Even if the “independent state legislature” scheme doesn’t have majority support, there is another possible resolution of the case that some of the conservatives might be open to considering. It — as unbelievable as it is — comes from former Chief Justice William Rehnquist’s concurring opinion in Bush v. Gore. Yes. Really.
It, essentially, would allow for limited U.S. Supreme Court review of state supreme court decisions about state election laws on state law grounds under certain circumstances, but it would not cut out state supreme courts like Thompson and the “independent state legislature” scheme would like to see happen.
I could go further, but UCLA law professor Rick Hasen is the true expert here and if you want to read his thoughts on the ins and out of the “middle ground position,” as Rick put it, check it out.
I never thought that I'd witness democracy in this country being on life support, but yet here we are. The question is, will the (conservative) Justices pull the plug?
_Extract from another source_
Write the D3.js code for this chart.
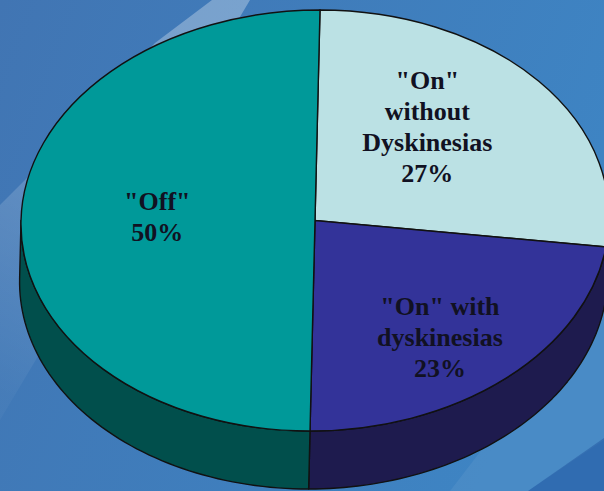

It appears that the issue here involves only FEDERAL elections--that's the clause that plaintiffs are relying on. Would it have any effect on a state supreme court finding that gerrymandering for districts electing for state offices (here, state reps AND senators) violates the state constitution? Is there anything that says an election has to have on its slate BOTH federal and state offices? Could the state court require separate elections with corrected "fair" districts for state legislators or even dog catchers? It would cost the states more, but who said oppression has to be cost-effective. And pretty soon there might very well be a state legislature composed of folks who LIKE fair districts, order them set up, and decide to merge state and federal elections again, touting the savings to taxpayers.